13. En application des art. 52 al. 1 LPFisc, 87 al. 1 de la loi sur la procédure administrative du 12 septembre 1985 (LPA - E 5 10) et 1 et 2 du règlement sur les frais, émoluments et indemnités en procédure administrative du 30 juillet 1986 (RFPA - E 5 10.03), les recourants, pris conjointement et solidairement, qui succombent, sont condamnés au paiement d’un émolument s'élevant à CHF 700.- ; il est couvert par l’avance de frais versée à la suite du dépôt du recours.
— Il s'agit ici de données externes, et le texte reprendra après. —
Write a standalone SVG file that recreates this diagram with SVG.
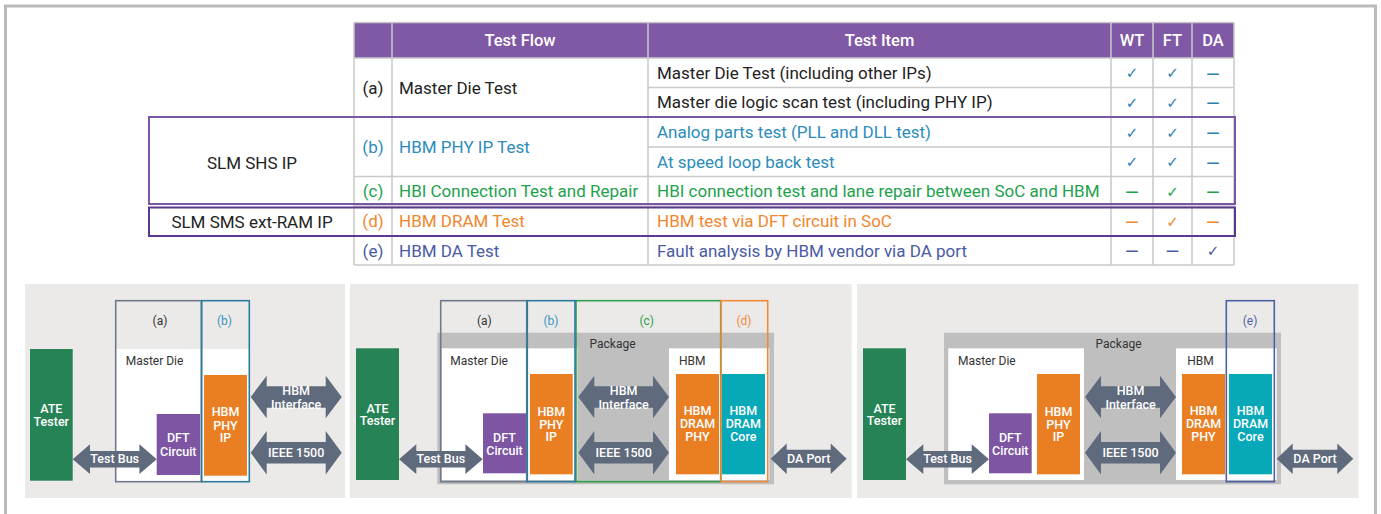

14. Vu l’issue du litige, aucune indemnité de procédure ne sera allouée (art. 87 al. 2 LPA).
LE TRIBUNAL ADMINISTRATIF
DE PREMIÈRE INSTANCE
1. déclare recevable le recours interjeté le 25 octobre 2024 par Madame A______ et Monsieur B______ contre la décision sur réclamation de l'administration fiscale cantonale du 24 septembre 2024 ;
2. le rejette ;
3. met à la charge des recourants, pris conjointement et solidairement, un émolument de CHF 700.-, lequel est couvert par l'avance de frais ;
4. dit qu’il n’est pas alloué d’indemnité de procédure ;
5. dit que, conformément aux art. 132 LOJ, 62 al. 1 let. a et 65 LPA, le présent jugement est susceptible de faire l'objet d'un recours auprès de la chambre administrative de la Cour de justice (10 rue de Saint-Léger, case postale 1956, 1211 Genève 1) dans les 30 jours à compter de sa notification. L'acte de recours doit être dûment motivé et contenir, sous peine d'irrecevabilité, la désignation du jugement attaqué et les conclusions du recourant. Il doit être accompagné du présent jugement et des autres pièces dont dispose le recourant.
Siégeant: Gwénaëlle GATTONI, présidente, Philippe FONTAINE et Yuri KUDRYAVTSEV, juges assesseurs.
Au nom du Tribunal :
La présidente
Gwénaëlle GATTONI
Copie conforme de ce jugement est communiquée aux parties.